Rhetorical Techniques
Juxtaposition: Repeatedly contrasting Dujiangyan with the Great Wall to highlight different values in Chinese civilization.
Personification: The water system becomes a living entity with character and moral purpose, while the Great Wall is depicted as cold and lifeless.
Temporal layering: Yu collapses past and present, showing how Li Bing’s work continues speaking to contemporary concerns about development and sustainability.
Interrogative style: Posing rhetorical questions that challenge readers to reconsider what deserves historical reverence.
Philosophical Dimensions
The essay engages with core questions in Chinese philosophy:
- Confucian merit: Government’s obligation to serve people’s welfare (民本思想)
- Daoist naturalness: Minimal intervention achieving maximal effect
- Historical consciousness: How societies choose what to remember and celebrate
Yu suggests that China’s cultural memory has been distorted by privileging spectacular failures over quiet successes, martial monuments over civilian infrastructure.
Language and Style
Yu Qiuyu’s prose in this essay demonstrates:
- Classical elegance with modern accessibility
- Emotional restraint building to controlled passion
- Concrete imagery grounding abstract ideas (water, stone, mountains)

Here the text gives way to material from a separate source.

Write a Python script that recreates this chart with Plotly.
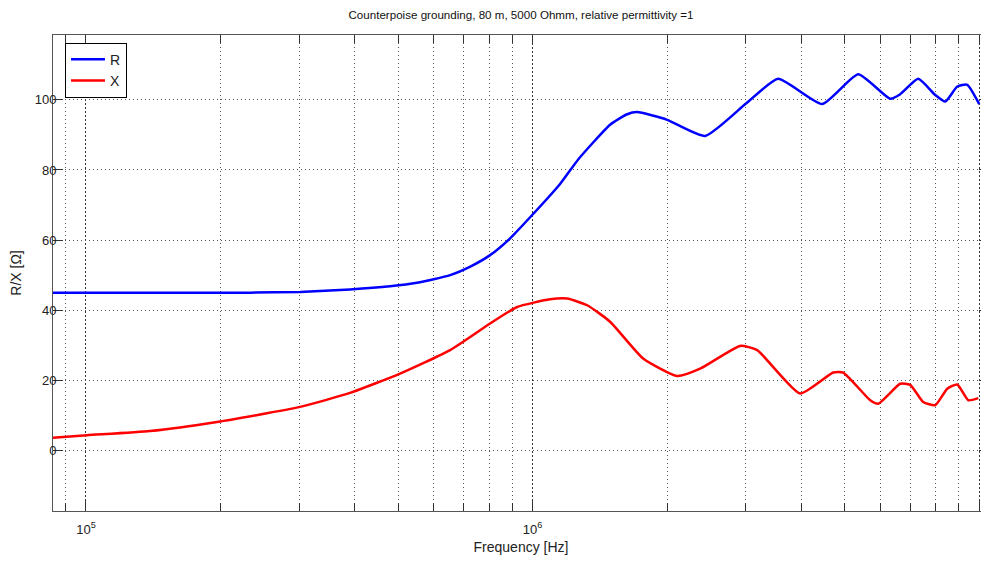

- Rhythmic parallelism echoing classical Chinese prose traditions
His style transformed Chinese essay writing by showing that serious cultural criticism could be both scholarly and emotionally engaging, accessible yet profound.
Cultural Significance
“都江堰” resonated deeply in 1990s China during rapid modernization because it:
- Questioned development models: Suggesting sustainable service over impressive waste
- Revalued the ordinary: Finding profundity in functional rather than decorative culture
- Offered alternative heroes: Celebrating engineers and administrators over warriors and emperors
- Provided ecological wisdom: Prefiguring environmental concerns that would intensify
Critical Perspectives
Strengths: The essay’s poetic power, its fresh perspective on familiar monuments, and its ability to make ancient history speak to contemporary concerns.
Critiques: Some scholars argue Yu oversimplifies history, romanticizes Li Bing while demonizing the Great Wall builders, and projects modern environmental values onto ancient engineering. The binary opposition (Dujiangyan good/Great Wall bad) may flatten complex historical realities.
Lasting Impact
This essay helped establish Yu Qiuyu as China’s most influential contemporary essayist and contributed to:
- Renewed public interest in Dujiangyan (now a UNESCO World Heritage site)
- A broader “cultural reflection” movement in Chinese literature
- Debate about what constitutes genuine cultural achievement
The piece remains widely anthologized in Chinese textbooks and continues shaping how Chinese readers understand the relationship between culture, history, and values.
Conclusion
“都江堰” succeeds as both literary art and cultural intervention. Yu Qiuyu transforms an ancient irrigation system into a lens for examining civilization itself, asking what deserves to endure and why. His answer—that true greatness lies in humble service rather than spectacular domination—offers a moral vision that transcends its specific historical subject, speaking to universal questions about power, legacy, and human values.